◆ Figure scripts:
┄┄┄┄┄┄

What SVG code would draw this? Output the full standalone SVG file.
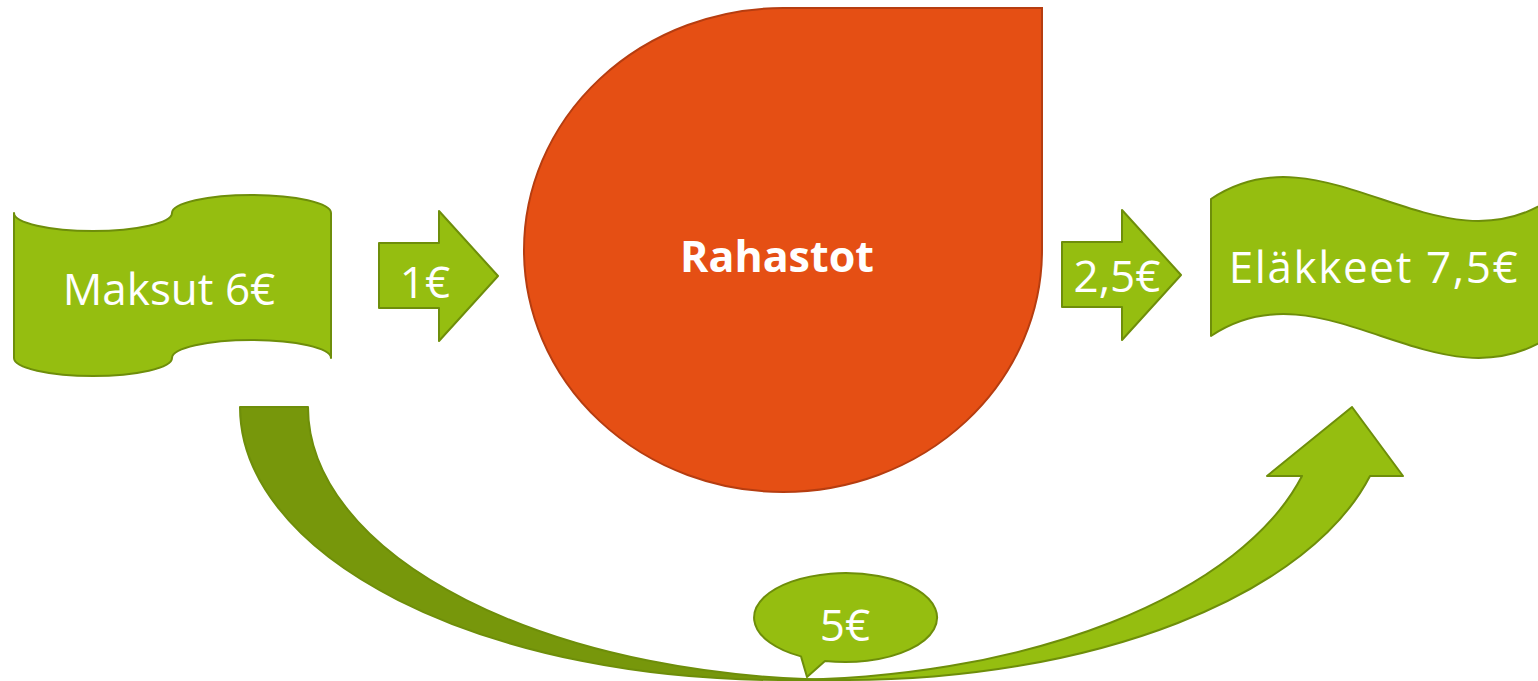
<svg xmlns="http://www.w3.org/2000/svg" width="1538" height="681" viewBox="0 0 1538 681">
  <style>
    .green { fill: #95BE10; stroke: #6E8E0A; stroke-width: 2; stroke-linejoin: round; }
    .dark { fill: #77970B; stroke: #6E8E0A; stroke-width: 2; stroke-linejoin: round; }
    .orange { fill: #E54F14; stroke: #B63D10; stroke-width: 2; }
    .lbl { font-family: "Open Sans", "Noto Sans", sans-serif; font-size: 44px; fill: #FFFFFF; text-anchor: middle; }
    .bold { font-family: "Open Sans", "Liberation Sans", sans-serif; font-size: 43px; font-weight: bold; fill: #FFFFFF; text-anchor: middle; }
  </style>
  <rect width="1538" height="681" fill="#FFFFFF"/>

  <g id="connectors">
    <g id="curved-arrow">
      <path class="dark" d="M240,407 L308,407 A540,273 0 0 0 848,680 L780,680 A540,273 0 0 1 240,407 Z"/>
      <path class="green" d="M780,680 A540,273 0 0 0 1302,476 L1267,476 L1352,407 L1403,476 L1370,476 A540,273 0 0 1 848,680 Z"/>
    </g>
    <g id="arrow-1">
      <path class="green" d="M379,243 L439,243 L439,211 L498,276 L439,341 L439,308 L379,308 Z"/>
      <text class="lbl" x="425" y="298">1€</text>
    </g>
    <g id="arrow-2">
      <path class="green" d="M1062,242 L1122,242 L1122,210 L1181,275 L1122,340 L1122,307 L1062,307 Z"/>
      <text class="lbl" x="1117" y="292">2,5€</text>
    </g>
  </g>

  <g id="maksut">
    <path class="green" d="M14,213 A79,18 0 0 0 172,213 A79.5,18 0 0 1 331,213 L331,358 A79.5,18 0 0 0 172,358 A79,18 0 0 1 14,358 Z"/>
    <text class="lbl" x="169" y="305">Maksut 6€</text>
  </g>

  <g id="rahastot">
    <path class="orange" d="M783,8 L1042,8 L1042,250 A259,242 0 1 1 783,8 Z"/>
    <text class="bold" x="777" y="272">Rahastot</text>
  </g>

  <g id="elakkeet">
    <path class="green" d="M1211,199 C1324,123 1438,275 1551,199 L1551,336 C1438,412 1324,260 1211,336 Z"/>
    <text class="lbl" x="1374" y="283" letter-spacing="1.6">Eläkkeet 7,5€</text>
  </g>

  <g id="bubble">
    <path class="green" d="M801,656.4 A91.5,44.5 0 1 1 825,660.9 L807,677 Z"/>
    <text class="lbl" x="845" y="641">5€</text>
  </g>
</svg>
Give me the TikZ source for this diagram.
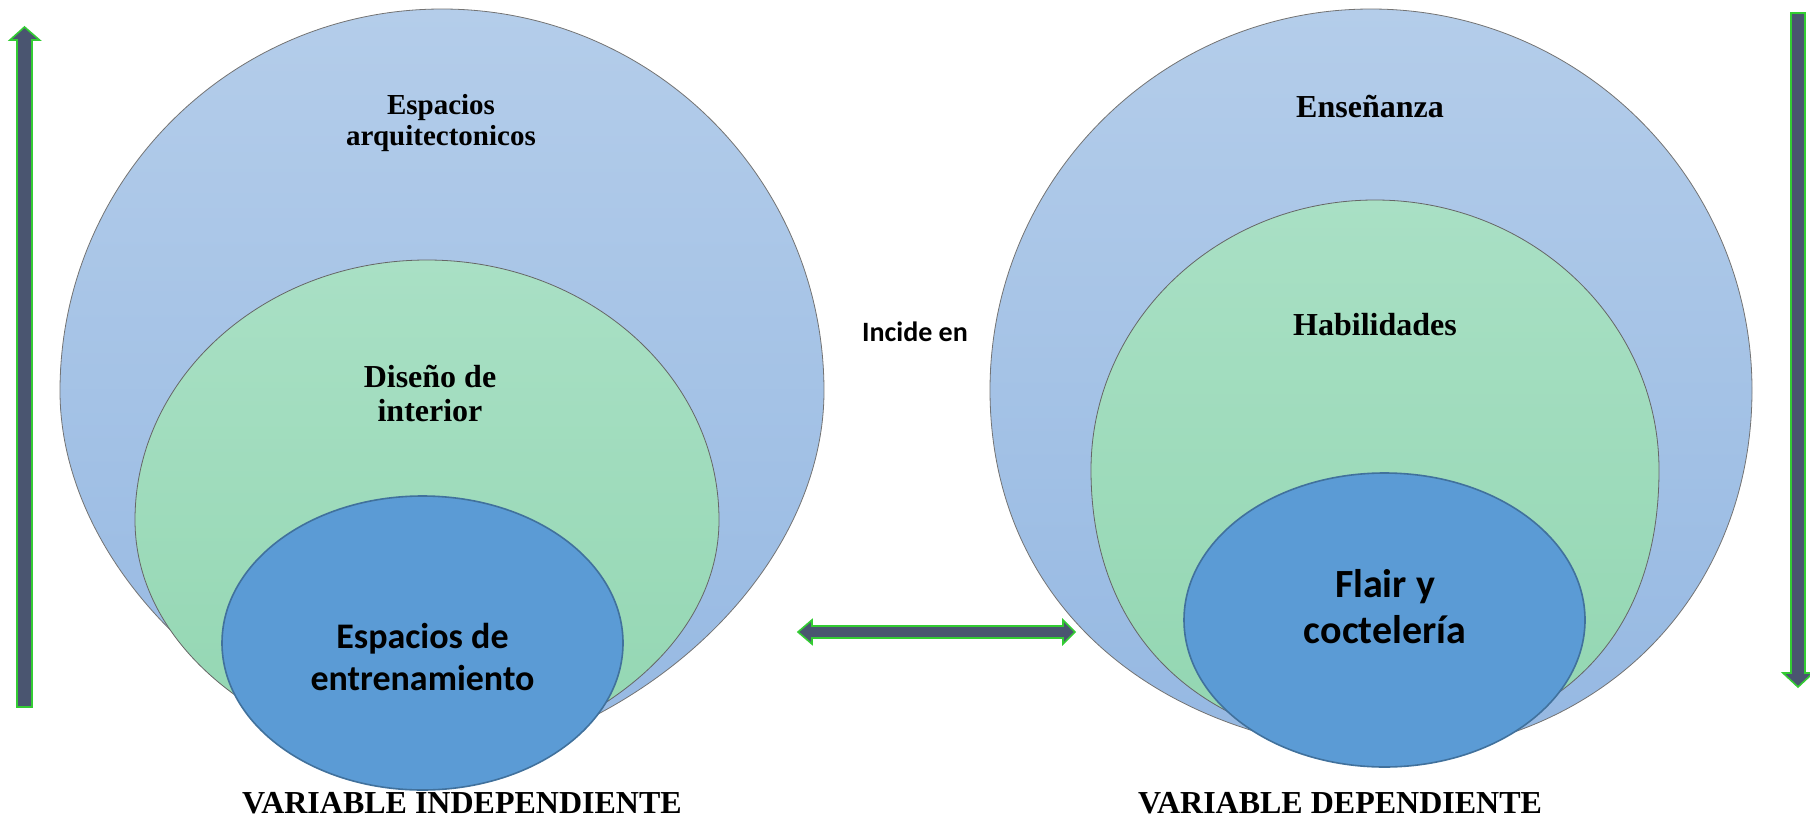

┄┄┄┄┄┄

◆ EXERCISE BRIEF: Reproduce the material word for word. Any pictures should be left out of the copy.

◆ SOLUTION:
What SVG code would draw this? Output the full standalone SVG file.
<svg xmlns="http://www.w3.org/2000/svg" width="1538" height="681" viewBox="0 0 1538 681">
  <style>
    .green { fill: #95BE10; stroke: #6E8E0A; stroke-width: 2; stroke-linejoin: round; }
    .dark { fill: #77970B; stroke: #6E8E0A; stroke-width: 2; stroke-linejoin: round; }
    .orange { fill: #E54F14; stroke: #B63D10; stroke-width: 2; }
    .lbl { font-family: "Open Sans", "Noto Sans", sans-serif; font-size: 44px; fill: #FFFFFF; text-anchor: middle; }
    .bold { font-family: "Open Sans", "Liberation Sans", sans-serif; font-size: 43px; font-weight: bold; fill: #FFFFFF; text-anchor: middle; }
  </style>
  <rect width="1538" height="681" fill="#FFFFFF"/>

  <g id="connectors">
    <g id="curved-arrow">
      <path class="dark" d="M240,407 L308,407 A540,273 0 0 0 848,680 L780,680 A540,273 0 0 1 240,407 Z"/>
      <path class="green" d="M780,680 A540,273 0 0 0 1302,476 L1267,476 L1352,407 L1403,476 L1370,476 A540,273 0 0 1 848,680 Z"/>
    </g>
    <g id="arrow-1">
      <path class="green" d="M379,243 L439,243 L439,211 L498,276 L439,341 L439,308 L379,308 Z"/>
      <text class="lbl" x="425" y="298">1€</text>
    </g>
    <g id="arrow-2">
      <path class="green" d="M1062,242 L1122,242 L1122,210 L1181,275 L1122,340 L1122,307 L1062,307 Z"/>
      <text class="lbl" x="1117" y="292">2,5€</text>
    </g>
  </g>

  <g id="maksut">
    <path class="green" d="M14,213 A79,18 0 0 0 172,213 A79.5,18 0 0 1 331,213 L331,358 A79.5,18 0 0 0 172,358 A79,18 0 0 1 14,358 Z"/>
    <text class="lbl" x="169" y="305">Maksut 6€</text>
  </g>

  <g id="rahastot">
    <path class="orange" d="M783,8 L1042,8 L1042,250 A259,242 0 1 1 783,8 Z"/>
    <text class="bold" x="777" y="272">Rahastot</text>
  </g>

  <g id="elakkeet">
    <path class="green" d="M1211,199 C1324,123 1438,275 1551,199 L1551,336 C1438,412 1324,260 1211,336 Z"/>
    <text class="lbl" x="1374" y="283" letter-spacing="1.6">Eläkkeet 7,5€</text>
  </g>

  <g id="bubble">
    <path class="green" d="M801,656.4 A91.5,44.5 0 1 1 825,660.9 L807,677 Z"/>
    <text class="lbl" x="845" y="641">5€</text>
  </g>
</svg>
Give me the TikZ source for this diagram.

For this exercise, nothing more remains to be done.